**Data segment:**

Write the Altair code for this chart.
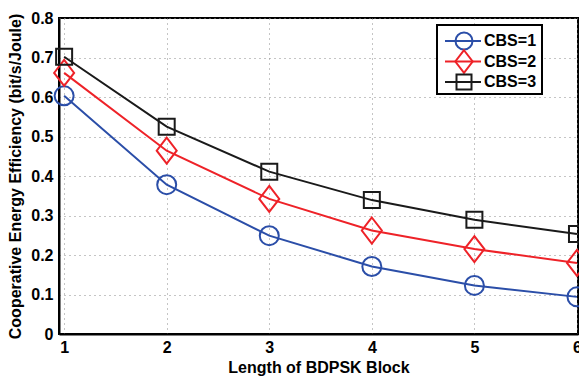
import altair as alt
import pandas as pd

block_len = [1, 2, 3, 4, 5, 6]
cbs1 = [0.603, 0.378, 0.249, 0.171, 0.123, 0.094]
cbs2 = [0.661, 0.464, 0.342, 0.262, 0.215, 0.180]
cbs3 = [0.702, 0.525, 0.411, 0.339, 0.289, 0.253]
y_ticks = [0, 0.1, 0.2, 0.3, 0.4, 0.5, 0.6, 0.7, 0.8]
names = ["CBS=1", "CBS=2", "CBS=3"]
colors = ["#2b4ea8", "#ee2228", "#1a1a1a"]
shapes = ["circle", "M0,-1.3L1,0L0,1.3L-1,0Z", "square"]
marker_sizes = [361, 400, 256]
legend_sizes = [289, 300, 225]

rows = []
for name, vals in zip(names, [cbs1, cbs2, cbs3]):
    for x, v in zip(block_len, vals):
        rows.append({"L": x, "EE": v, "series": name})
df = pd.DataFrame(rows)
leg_df = pd.DataFrame({"series": names})

FONT = "Liberation Sans"
color_scale = alt.Scale(domain=names, range=colors)

x_axis = alt.Axis(values=block_len, title="Length of BDPSK Block",
                  format="d", labelPadding=5, titlePadding=4)
y_axis = alt.Axis(values=y_ticks, tickCount=9,
                  title="Cooperative Energy Efficiency (bit/s/Joule)",
                  labelExpr="datum.value == 0 ? '0' : format(datum.value, '.1f')",
                  labelPadding=6, titlePadding=7, labelOverlap=False)
xs = alt.Scale(domain=[0.95, 6.01], nice=False)
ys = alt.Scale(domain=[0, 0.8], nice=False)

base = alt.Chart(df)
lines = base.mark_line(strokeWidth=2).encode(
    x=alt.X("L:Q", scale=xs, axis=x_axis),
    y=alt.Y("EE:Q", scale=ys, axis=y_axis),
    color=alt.Color("series:N", scale=color_scale, legend=None))

point_layers = []
for name, shp, sz in zip(names, shapes, marker_sizes):
    point_layers.append(
        base.transform_filter(alt.datum.series == name)
        .mark_point(filled=False, strokeWidth=2, opacity=1, shape=shp, size=sz)
        .encode(
            x=alt.X("L:Q", scale=xs, axis=x_axis),
            y=alt.Y("EE:Q", scale=ys, axis=y_axis),
            color=alt.Color("series:N", scale=color_scale, legend=None)))

data_layer = alt.layer(lines, *point_layers)

# legend (positions relative to the plot area)
leg_y = alt.Y("series:N", scale=alt.Scale(type="point", domain=names, range=[23, 64], padding=0), axis=None)
leg_box = alt.Chart(leg_df).mark_rect(fill="white", stroke="black", strokeWidth=2).encode(
    x=alt.value(378), x2=alt.value(483), y=alt.value(7), y2=alt.value(76))
leg_line = alt.Chart(leg_df).mark_rule(strokeWidth=2).encode(
    x=alt.value(386), x2=alt.value(422), y=leg_y,
    color=alt.Color("series:N", scale=color_scale, legend=None))
leg_pts = []
for name, shp, sz in zip(names, shapes, legend_sizes):
    leg_pts.append(
        alt.Chart(leg_df).transform_filter(alt.datum.series == name)
        .mark_point(filled=False, strokeWidth=2, opacity=1, shape=shp, size=sz)
        .encode(x=alt.value(405), y=leg_y,
                color=alt.Color("series:N", scale=color_scale, legend=None)))
leg_txt = alt.Chart(leg_df).mark_text(align="left", baseline="middle", font=FONT,
                                       fontWeight="bold", fontSize=16, color="black").encode(
    x=alt.value(425), y=leg_y, text="series:N")

legend_layer = alt.layer(leg_box, leg_line, *leg_pts, leg_txt)

chart = alt.layer(data_layer, legend_layer).resolve_scale(y="independent").properties(
    width=519, height=316,
    autosize=alt.AutoSizeParams(type="none"),
    padding={"left": 59, "top": 18, "right": 1, "bottom": 44},
).configure(background="white").configure_view(
    stroke="black", strokeWidth=2
).configure_axis(
    labelFont=FONT, titleFont=FONT, labelFontSize=16, titleFontSize=16,
    labelFontWeight="bold", titleFontWeight="bold", labelColor="black", titleColor="black",
    grid=True, gridColor="#8a8a8a", gridDash=[1, 4], gridWidth=1,
    domainColor="black", domainWidth=2, tickColor="black", tickSize=0,
)

chart.save("out.html", embed_options={"renderer": "svg", "actions": False})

**Problem to solve:** Take the material above from its first line through the line holding "legend_sizes = [289, 300, 225]" and set it down exactly, without the pictures.

**Correct response:**
Write the Altair code for this chart.
import altair as alt
import pandas as pd

block_len = [1, 2, 3, 4, 5, 6]
cbs1 = [0.603, 0.378, 0.249, 0.171, 0.123, 0.094]
cbs2 = [0.661, 0.464, 0.342, 0.262, 0.215, 0.180]
cbs3 = [0.702, 0.525, 0.411, 0.339, 0.289, 0.253]
y_ticks = [0, 0.1, 0.2, 0.3, 0.4, 0.5, 0.6, 0.7, 0.8]
names = ["CBS=1", "CBS=2", "CBS=3"]
colors = ["#2b4ea8", "#ee2228", "#1a1a1a"]
shapes = ["circle", "M0,-1.3L1,0L0,1.3L-1,0Z", "square"]
marker_sizes = [361, 400, 256]
legend_sizes = [289, 300, 225]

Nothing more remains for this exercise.